== Aim of the task ==
Each line of the material below should be reproduced exactly.

* START The records *

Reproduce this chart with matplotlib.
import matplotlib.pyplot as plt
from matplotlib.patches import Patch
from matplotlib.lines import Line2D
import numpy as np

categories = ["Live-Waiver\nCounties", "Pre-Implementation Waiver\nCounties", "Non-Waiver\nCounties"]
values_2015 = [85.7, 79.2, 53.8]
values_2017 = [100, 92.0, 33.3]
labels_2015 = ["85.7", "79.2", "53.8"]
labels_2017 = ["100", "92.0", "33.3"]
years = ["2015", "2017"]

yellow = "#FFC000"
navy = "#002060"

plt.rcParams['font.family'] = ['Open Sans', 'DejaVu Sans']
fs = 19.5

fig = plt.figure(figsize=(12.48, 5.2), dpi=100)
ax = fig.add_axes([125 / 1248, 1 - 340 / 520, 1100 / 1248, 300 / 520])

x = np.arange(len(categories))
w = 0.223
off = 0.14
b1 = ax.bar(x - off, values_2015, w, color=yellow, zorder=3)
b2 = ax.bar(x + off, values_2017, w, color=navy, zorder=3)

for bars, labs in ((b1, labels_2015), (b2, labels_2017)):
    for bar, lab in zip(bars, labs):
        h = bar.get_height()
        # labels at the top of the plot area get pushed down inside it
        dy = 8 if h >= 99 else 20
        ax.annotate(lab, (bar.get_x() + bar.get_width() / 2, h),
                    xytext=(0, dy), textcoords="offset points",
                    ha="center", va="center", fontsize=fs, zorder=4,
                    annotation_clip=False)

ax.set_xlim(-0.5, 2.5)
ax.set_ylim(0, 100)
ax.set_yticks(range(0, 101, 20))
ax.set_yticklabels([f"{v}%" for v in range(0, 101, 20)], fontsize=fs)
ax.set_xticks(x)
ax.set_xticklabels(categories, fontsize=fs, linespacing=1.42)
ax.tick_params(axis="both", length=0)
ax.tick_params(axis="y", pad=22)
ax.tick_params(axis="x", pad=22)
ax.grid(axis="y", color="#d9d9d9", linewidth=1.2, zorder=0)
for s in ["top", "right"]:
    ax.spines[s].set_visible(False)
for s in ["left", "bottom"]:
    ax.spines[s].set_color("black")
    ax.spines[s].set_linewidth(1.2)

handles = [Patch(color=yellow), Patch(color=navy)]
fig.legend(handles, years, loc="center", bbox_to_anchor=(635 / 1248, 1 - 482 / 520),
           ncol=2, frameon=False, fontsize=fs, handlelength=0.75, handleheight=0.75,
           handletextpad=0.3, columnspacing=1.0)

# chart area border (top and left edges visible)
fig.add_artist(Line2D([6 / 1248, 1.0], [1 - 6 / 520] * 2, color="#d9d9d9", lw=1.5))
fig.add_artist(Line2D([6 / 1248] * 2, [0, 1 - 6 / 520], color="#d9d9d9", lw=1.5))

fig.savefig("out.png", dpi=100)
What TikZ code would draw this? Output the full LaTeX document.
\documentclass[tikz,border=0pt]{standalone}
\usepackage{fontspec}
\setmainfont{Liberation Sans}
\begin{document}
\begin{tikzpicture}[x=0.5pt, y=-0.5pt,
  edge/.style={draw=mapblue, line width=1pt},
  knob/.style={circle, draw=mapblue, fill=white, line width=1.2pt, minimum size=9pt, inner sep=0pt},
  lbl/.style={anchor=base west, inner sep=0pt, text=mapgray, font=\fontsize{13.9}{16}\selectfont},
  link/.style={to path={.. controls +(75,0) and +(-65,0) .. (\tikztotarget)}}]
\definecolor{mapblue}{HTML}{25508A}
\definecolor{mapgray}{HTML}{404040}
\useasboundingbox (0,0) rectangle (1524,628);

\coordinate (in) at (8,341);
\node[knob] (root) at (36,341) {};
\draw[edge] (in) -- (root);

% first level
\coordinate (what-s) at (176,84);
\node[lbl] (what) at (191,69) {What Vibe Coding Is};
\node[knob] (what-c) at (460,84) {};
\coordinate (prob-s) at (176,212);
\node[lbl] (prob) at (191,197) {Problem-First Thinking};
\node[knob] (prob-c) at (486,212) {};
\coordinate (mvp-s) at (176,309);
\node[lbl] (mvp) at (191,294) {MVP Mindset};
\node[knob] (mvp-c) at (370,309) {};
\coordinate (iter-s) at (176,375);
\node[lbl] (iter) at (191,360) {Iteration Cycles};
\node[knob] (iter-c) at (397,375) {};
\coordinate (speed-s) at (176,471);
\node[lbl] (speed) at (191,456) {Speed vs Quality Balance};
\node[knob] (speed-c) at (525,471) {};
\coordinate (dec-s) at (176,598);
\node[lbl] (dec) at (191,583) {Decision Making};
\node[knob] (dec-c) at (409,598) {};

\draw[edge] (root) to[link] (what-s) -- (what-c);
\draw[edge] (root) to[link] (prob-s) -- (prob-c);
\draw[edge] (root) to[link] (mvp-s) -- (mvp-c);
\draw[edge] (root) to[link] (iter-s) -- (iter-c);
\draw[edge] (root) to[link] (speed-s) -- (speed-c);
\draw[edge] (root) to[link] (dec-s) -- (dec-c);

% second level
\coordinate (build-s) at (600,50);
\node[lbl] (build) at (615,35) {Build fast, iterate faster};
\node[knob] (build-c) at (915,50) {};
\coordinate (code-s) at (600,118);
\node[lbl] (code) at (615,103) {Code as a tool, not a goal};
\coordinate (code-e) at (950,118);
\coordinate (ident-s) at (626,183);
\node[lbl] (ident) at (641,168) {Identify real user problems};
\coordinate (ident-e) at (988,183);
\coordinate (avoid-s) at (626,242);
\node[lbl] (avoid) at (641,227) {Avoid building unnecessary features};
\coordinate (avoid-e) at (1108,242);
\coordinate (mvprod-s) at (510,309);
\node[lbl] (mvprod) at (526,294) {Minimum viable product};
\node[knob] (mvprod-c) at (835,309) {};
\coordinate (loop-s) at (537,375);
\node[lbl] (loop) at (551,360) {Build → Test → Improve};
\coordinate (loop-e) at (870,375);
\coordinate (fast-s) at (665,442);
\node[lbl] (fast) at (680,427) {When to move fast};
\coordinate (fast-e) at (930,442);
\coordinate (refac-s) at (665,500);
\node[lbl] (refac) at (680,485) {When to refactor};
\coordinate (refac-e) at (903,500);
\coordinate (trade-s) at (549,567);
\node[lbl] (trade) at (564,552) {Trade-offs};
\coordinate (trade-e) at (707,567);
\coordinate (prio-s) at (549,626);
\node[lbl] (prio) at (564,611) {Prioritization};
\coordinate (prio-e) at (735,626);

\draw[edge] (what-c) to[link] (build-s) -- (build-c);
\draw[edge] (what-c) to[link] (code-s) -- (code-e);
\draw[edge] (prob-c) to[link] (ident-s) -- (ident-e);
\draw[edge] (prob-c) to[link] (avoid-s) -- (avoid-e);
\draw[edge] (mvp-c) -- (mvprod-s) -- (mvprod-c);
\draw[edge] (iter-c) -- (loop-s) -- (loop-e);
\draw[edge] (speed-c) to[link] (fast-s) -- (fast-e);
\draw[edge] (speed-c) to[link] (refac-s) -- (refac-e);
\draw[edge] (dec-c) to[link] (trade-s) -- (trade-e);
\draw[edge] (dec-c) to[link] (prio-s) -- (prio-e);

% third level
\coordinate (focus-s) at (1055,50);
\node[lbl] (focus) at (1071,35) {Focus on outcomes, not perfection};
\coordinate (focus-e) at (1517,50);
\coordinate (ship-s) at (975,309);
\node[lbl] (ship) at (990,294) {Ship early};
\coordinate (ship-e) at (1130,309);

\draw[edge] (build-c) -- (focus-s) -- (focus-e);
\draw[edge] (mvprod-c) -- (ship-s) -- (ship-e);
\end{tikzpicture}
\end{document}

* END The records *

== Task response ==
Reproduce this chart with matplotlib.
import matplotlib.pyplot as plt
from matplotlib.patches import Patch
from matplotlib.lines import Line2D
import numpy as np

categories = ["Live-Waiver\nCounties", "Pre-Implementation Waiver\nCounties", "Non-Waiver\nCounties"]
values_2015 = [85.7, 79.2, 53.8]
values_2017 = [100, 92.0, 33.3]
labels_2015 = ["85.7", "79.2", "53.8"]
labels_2017 = ["100", "92.0", "33.3"]
years = ["2015", "2017"]

yellow = "#FFC000"
navy = "#002060"

plt.rcParams['font.family'] = ['Open Sans', 'DejaVu Sans']
fs = 19.5

fig = plt.figure(figsize=(12.48, 5.2), dpi=100)
ax = fig.add_axes([125 / 1248, 1 - 340 / 520, 1100 / 1248, 300 / 520])

x = np.arange(len(categories))
w = 0.223
off = 0.14
b1 = ax.bar(x - off, values_2015, w, color=yellow, zorder=3)
b2 = ax.bar(x + off, values_2017, w, color=navy, zorder=3)

for bars, labs in ((b1, labels_2015), (b2, labels_2017)):
    for bar, lab in zip(bars, labs):
        h = bar.get_height()
        # labels at the top of the plot area get pushed down inside it
        dy = 8 if h >= 99 else 20
        ax.annotate(lab, (bar.get_x() + bar.get_width() / 2, h),
                    xytext=(0, dy), textcoords="offset points",
                    ha="center", va="center", fontsize=fs, zorder=4,
                    annotation_clip=False)

ax.set_xlim(-0.5, 2.5)
ax.set_ylim(0, 100)
ax.set_yticks(range(0, 101, 20))
ax.set_yticklabels([f"{v}%" for v in range(0, 101, 20)], fontsize=fs)
ax.set_xticks(x)
ax.set_xticklabels(categories, fontsize=fs, linespacing=1.42)
ax.tick_params(axis="both", length=0)
ax.tick_params(axis="y", pad=22)
ax.tick_params(axis="x", pad=22)
ax.grid(axis="y", color="#d9d9d9", linewidth=1.2, zorder=0)
for s in ["top", "right"]:
    ax.spines[s].set_visible(False)
for s in ["left", "bottom"]:
    ax.spines[s].set_color("black")
    ax.spines[s].set_linewidth(1.2)

handles = [Patch(color=yellow), Patch(color=navy)]
fig.legend(handles, years, loc="center", bbox_to_anchor=(635 / 1248, 1 - 482 / 520),
           ncol=2, frameon=False, fontsize=fs, handlelength=0.75, handleheight=0.75,
           handletextpad=0.3, columnspacing=1.0)

# chart area border (top and left edges visible)
fig.add_artist(Line2D([6 / 1248, 1.0], [1 - 6 / 520] * 2, color="#d9d9d9", lw=1.5))
fig.add_artist(Line2D([6 / 1248] * 2, [0, 1 - 6 / 520], color="#d9d9d9", lw=1.5))

fig.savefig("out.png", dpi=100)
What TikZ code would draw this? Output the full LaTeX document.
\documentclass[tikz,border=0pt]{standalone}
\usepackage{fontspec}
\setmainfont{Liberation Sans}
\begin{document}
\begin{tikzpicture}[x=0.5pt, y=-0.5pt,
  edge/.style={draw=mapblue, line width=1pt},
  knob/.style={circle, draw=mapblue, fill=white, line width=1.2pt, minimum size=9pt, inner sep=0pt},
  lbl/.style={anchor=base west, inner sep=0pt, text=mapgray, font=\fontsize{13.9}{16}\selectfont},
  link/.style={to path={.. controls +(75,0) and +(-65,0) .. (\tikztotarget)}}]
\definecolor{mapblue}{HTML}{25508A}
\definecolor{mapgray}{HTML}{404040}
\useasboundingbox (0,0) rectangle (1524,628);

\coordinate (in) at (8,341);
\node[knob] (root) at (36,341) {};
\draw[edge] (in) -- (root);

% first level
\coordinate (what-s) at (176,84);
\node[lbl] (what) at (191,69) {What Vibe Coding Is};
\node[knob] (what-c) at (460,84) {};
\coordinate (prob-s) at (176,212);
\node[lbl] (prob) at (191,197) {Problem-First Thinking};
\node[knob] (prob-c) at (486,212) {};
\coordinate (mvp-s) at (176,309);
\node[lbl] (mvp) at (191,294) {MVP Mindset};
\node[knob] (mvp-c) at (370,309) {};
\coordinate (iter-s) at (176,375);
\node[lbl] (iter) at (191,360) {Iteration Cycles};
\node[knob] (iter-c) at (397,375) {};
\coordinate (speed-s) at (176,471);
\node[lbl] (speed) at (191,456) {Speed vs Quality Balance};
\node[knob] (speed-c) at (525,471) {};
\coordinate (dec-s) at (176,598);
\node[lbl] (dec) at (191,583) {Decision Making};
\node[knob] (dec-c) at (409,598) {};

\draw[edge] (root) to[link] (what-s) -- (what-c);
\draw[edge] (root) to[link] (prob-s) -- (prob-c);
\draw[edge] (root) to[link] (mvp-s) -- (mvp-c);
\draw[edge] (root) to[link] (iter-s) -- (iter-c);
\draw[edge] (root) to[link] (speed-s) -- (speed-c);
\draw[edge] (root) to[link] (dec-s) -- (dec-c);

% second level
\coordinate (build-s) at (600,50);
\node[lbl] (build) at (615,35) {Build fast, iterate faster};
\node[knob] (build-c) at (915,50) {};
\coordinate (code-s) at (600,118);
\node[lbl] (code) at (615,103) {Code as a tool, not a goal};
\coordinate (code-e) at (950,118);
\coordinate (ident-s) at (626,183);
\node[lbl] (ident) at (641,168) {Identify real user problems};
\coordinate (ident-e) at (988,183);
\coordinate (avoid-s) at (626,242);
\node[lbl] (avoid) at (641,227) {Avoid building unnecessary features};
\coordinate (avoid-e) at (1108,242);
\coordinate (mvprod-s) at (510,309);
\node[lbl] (mvprod) at (526,294) {Minimum viable product};
\node[knob] (mvprod-c) at (835,309) {};
\coordinate (loop-s) at (537,375);
\node[lbl] (loop) at (551,360) {Build → Test → Improve};
\coordinate (loop-e) at (870,375);
\coordinate (fast-s) at (665,442);
\node[lbl] (fast) at (680,427) {When to move fast};
\coordinate (fast-e) at (930,442);
\coordinate (refac-s) at (665,500);
\node[lbl] (refac) at (680,485) {When to refactor};
\coordinate (refac-e) at (903,500);
\coordinate (trade-s) at (549,567);
\node[lbl] (trade) at (564,552) {Trade-offs};
\coordinate (trade-e) at (707,567);
\coordinate (prio-s) at (549,626);
\node[lbl] (prio) at (564,611) {Prioritization};
\coordinate (prio-e) at (735,626);

\draw[edge] (what-c) to[link] (build-s) -- (build-c);
\draw[edge] (what-c) to[link] (code-s) -- (code-e);
\draw[edge] (prob-c) to[link] (ident-s) -- (ident-e);
\draw[edge] (prob-c) to[link] (avoid-s) -- (avoid-e);
\draw[edge] (mvp-c) -- (mvprod-s) -- (mvprod-c);
\draw[edge] (iter-c) -- (loop-s) -- (loop-e);
\draw[edge] (speed-c) to[link] (fast-s) -- (fast-e);
\draw[edge] (speed-c) to[link] (refac-s) -- (refac-e);
\draw[edge] (dec-c) to[link] (trade-s) -- (trade-e);
\draw[edge] (dec-c) to[link] (prio-s) -- (prio-e);

% third level
\coordinate (focus-s) at (1055,50);
\node[lbl] (focus) at (1071,35) {Focus on outcomes, not perfection};
\coordinate (focus-e) at (1517,50);
\coordinate (ship-s) at (975,309);
\node[lbl] (ship) at (990,294) {Ship early};
\coordinate (ship-e) at (1130,309);

\draw[edge] (build-c) -- (focus-s) -- (focus-e);
\draw[edge] (mvprod-c) -- (ship-s) -- (ship-e);
\end{tikzpicture}
\end{document}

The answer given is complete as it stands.